Однако проверить догадку, видимо, было не суждено. В отличие от пелевинского графа Т, Гоша, увы, не имел возможности лично общаться со своим создателем. Показываться ему на глаза бесталанный творец не спешил, наверное, из страха. А о том, можно ли каким-нибудь образом вынудить его это сделать, Виктор Олегович умалчивал. Оставалось лишь представлять себе уткнувшуюся в монитор прыщавую рожу творца и давиться спазмами бессильной ярости.
Ебанат-автор, тем временем, явно не намеревался давать Гоше ни единой лишней минуты для передышки. В комнату продолжали набиваться люди, теснота уже становилась невыносимой. Похоже, создатель решил не утруждать себя описанием внешнего облика вошедших. Из-за этого как следует рассмотреть их у Гоши не получалось, несмотря на то, что все они норовили протиснуться к нему поближе и нагло пялились в упор. Некоторые даже касались его лица хрящеватыми липкими пальцами. Пленник потел и трясся от ужаса. Но ещё острее были обида и унижение, ведь все эти муки ему приходилось терпеть единственно ради того, чтобы какой-то безвестный сублимирующий идиот мог обратить на себя внимание. Позор был чудовищным и непереносимым.
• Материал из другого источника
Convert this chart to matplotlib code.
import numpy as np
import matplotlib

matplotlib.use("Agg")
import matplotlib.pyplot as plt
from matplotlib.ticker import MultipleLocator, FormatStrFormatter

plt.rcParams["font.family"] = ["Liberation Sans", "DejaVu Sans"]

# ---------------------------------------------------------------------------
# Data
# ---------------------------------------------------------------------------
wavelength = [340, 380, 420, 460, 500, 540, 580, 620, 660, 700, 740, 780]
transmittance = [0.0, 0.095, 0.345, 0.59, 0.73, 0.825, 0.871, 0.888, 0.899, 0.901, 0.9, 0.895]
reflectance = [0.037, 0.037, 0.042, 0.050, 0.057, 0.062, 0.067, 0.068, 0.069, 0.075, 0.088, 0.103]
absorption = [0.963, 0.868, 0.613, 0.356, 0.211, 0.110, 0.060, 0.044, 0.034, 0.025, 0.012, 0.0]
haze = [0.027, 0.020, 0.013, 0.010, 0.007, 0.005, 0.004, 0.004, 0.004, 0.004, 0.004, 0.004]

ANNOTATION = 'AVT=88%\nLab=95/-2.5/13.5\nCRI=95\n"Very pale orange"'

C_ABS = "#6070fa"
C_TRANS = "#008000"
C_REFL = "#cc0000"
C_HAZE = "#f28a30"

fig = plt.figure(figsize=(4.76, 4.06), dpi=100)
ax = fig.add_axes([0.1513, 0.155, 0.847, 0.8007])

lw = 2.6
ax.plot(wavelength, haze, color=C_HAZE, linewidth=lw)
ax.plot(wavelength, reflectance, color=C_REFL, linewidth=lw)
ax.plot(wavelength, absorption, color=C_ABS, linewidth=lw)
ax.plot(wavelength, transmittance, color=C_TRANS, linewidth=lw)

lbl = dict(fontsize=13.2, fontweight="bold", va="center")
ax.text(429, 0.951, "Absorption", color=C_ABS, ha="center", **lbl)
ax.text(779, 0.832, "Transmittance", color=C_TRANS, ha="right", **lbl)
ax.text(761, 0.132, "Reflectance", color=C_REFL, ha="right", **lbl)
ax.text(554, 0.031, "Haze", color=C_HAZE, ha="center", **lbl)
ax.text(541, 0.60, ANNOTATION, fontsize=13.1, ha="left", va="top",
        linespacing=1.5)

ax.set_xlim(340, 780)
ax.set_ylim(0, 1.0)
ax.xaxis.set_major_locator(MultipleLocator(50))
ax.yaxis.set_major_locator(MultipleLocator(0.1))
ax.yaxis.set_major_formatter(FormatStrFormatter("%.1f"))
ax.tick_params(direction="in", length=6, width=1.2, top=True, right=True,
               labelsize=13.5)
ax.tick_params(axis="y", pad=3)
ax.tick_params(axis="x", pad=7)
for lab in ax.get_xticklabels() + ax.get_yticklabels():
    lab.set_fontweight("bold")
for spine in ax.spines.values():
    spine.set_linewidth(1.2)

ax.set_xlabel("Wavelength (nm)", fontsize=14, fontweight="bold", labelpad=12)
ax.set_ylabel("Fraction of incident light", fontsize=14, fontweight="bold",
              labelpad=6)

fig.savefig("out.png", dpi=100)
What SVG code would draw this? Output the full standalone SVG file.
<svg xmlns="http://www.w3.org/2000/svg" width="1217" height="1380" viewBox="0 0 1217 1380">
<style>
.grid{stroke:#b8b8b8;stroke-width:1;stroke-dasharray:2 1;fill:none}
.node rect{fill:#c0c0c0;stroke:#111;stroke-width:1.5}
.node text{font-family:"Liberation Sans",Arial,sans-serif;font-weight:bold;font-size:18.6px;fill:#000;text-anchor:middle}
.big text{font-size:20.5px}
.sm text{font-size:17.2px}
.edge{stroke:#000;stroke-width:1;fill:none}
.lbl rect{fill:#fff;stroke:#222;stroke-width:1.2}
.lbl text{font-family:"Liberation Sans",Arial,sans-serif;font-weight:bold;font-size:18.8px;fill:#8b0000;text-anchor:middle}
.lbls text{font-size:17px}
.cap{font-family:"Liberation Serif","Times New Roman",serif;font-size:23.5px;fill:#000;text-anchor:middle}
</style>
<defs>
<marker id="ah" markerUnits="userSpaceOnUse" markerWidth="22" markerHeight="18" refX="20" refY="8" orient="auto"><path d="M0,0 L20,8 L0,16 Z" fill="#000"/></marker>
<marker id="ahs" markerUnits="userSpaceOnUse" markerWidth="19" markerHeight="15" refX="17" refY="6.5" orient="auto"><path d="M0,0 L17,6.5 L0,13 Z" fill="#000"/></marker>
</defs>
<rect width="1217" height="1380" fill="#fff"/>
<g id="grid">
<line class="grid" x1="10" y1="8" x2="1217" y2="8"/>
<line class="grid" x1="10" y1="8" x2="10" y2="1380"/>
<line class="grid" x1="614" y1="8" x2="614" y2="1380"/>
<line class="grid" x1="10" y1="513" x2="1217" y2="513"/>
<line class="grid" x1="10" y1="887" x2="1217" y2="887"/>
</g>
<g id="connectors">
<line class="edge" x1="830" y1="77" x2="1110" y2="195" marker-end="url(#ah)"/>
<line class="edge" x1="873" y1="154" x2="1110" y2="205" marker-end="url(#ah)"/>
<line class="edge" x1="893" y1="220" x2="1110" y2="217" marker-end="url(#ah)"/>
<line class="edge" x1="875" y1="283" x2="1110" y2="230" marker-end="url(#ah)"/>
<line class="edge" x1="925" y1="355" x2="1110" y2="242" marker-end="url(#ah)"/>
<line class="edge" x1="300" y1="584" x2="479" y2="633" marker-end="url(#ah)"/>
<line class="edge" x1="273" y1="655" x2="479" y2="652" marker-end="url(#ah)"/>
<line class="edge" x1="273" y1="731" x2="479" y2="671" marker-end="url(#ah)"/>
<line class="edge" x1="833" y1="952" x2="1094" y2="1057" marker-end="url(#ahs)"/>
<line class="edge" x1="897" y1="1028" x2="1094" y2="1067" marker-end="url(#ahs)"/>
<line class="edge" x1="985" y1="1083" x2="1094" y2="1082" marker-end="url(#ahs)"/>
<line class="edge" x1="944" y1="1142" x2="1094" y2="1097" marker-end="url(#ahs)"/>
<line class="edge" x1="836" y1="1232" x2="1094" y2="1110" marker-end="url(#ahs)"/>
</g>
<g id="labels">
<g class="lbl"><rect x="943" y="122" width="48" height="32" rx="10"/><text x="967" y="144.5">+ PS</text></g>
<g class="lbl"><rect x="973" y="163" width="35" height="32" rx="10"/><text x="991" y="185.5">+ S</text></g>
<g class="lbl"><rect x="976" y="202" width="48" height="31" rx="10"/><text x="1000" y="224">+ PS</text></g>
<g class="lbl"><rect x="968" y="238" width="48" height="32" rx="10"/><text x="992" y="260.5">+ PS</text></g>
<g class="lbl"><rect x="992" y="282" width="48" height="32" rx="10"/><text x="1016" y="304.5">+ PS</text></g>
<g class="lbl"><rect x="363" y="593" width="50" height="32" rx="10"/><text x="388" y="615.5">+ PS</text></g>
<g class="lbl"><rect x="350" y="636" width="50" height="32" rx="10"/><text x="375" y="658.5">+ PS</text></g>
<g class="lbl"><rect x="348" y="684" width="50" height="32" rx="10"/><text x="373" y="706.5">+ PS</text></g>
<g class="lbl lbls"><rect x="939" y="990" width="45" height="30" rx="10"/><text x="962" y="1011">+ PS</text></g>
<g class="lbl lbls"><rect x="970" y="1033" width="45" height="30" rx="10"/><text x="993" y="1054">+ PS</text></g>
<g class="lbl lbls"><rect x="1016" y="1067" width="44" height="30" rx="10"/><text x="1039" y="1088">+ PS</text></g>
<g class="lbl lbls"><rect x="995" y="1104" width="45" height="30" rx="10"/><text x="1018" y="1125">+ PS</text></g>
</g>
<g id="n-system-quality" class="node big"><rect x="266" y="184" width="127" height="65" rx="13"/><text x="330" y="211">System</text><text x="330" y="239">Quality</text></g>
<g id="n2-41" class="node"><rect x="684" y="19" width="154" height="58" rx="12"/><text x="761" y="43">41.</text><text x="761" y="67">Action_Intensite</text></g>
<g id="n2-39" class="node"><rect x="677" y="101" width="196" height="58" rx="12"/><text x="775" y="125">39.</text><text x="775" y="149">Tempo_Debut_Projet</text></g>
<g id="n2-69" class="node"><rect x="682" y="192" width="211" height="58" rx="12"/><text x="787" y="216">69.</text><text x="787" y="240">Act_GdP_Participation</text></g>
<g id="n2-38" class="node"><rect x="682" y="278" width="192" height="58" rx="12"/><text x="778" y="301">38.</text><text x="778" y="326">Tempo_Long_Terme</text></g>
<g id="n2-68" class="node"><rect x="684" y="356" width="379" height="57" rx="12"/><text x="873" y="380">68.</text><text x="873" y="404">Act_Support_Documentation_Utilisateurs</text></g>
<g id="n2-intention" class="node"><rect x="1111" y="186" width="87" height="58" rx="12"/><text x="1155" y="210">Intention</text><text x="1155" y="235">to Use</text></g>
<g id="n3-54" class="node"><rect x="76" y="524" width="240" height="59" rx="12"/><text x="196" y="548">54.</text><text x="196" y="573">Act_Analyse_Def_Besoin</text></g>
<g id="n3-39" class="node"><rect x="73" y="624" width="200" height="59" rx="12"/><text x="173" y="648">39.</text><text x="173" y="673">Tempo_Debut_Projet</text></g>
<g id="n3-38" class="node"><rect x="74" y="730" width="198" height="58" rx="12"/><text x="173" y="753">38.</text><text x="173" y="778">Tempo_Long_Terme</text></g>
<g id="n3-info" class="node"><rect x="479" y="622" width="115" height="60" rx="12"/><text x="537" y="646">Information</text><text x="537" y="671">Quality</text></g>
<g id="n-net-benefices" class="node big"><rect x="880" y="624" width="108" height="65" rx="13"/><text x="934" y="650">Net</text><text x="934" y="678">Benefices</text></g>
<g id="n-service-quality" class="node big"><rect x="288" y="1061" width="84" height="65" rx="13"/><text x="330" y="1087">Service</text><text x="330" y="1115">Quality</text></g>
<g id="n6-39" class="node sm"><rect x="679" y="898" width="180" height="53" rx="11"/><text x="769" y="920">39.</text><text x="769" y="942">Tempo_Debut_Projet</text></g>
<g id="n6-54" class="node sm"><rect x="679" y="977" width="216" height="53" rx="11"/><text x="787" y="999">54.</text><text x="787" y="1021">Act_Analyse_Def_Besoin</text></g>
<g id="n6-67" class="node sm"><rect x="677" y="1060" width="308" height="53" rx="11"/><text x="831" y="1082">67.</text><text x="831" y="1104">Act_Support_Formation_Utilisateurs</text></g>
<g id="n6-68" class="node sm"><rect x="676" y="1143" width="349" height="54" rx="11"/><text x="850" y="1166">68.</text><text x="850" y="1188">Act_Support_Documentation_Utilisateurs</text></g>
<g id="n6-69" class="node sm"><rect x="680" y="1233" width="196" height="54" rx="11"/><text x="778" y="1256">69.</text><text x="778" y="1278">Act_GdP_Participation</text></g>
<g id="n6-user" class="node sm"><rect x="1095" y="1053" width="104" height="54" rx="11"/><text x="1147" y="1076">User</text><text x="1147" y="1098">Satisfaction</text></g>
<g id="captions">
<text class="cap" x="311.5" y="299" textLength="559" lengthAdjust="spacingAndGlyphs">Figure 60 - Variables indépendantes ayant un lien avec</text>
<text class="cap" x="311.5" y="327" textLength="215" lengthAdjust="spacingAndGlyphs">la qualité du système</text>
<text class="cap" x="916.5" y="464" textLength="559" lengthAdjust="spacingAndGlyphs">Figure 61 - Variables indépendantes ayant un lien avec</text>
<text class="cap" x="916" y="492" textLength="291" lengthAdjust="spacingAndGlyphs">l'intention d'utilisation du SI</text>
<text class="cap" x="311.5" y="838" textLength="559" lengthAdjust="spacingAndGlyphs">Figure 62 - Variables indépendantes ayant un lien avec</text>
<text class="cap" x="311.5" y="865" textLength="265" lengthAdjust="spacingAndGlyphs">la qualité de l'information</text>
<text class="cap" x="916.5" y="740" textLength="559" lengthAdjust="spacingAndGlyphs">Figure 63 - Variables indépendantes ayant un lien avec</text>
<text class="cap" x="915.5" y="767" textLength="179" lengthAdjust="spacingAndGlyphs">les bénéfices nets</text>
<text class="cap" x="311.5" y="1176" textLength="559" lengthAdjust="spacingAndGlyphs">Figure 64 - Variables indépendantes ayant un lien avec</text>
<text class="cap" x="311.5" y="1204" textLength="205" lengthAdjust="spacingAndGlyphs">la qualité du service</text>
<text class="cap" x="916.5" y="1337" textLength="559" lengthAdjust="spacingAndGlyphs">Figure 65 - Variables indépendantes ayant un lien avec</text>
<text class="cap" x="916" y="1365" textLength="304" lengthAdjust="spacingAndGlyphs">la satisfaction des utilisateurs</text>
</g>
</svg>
Толпа всё больше оживлялась, на основании чего можно было сделать вывод: самое страшное ещё только начинается. И действительно – под всеобщие одобрительные возгласы к Гоше приблизился тощий тип в накидке с капюшоном. Его глаза полыхали неправдоподобным безумием. В одной руке он держал ведёрко с какой-то едкой пахучей дрянью, в другой – клизму. Из ведёрка валил пар. Демиург явно намеревался совершить очередную мерзость, и жутко было даже предположить, что именно мудак замыслил на этот раз.
Подойдя, тип в капюшоне ощерил бульдожью пасть и, разразившись смехом клишированного негодяя, произнёс:
— Ну что, граф Г, извольте уделить мне чуточку внимания. Переходим к водным процедурам.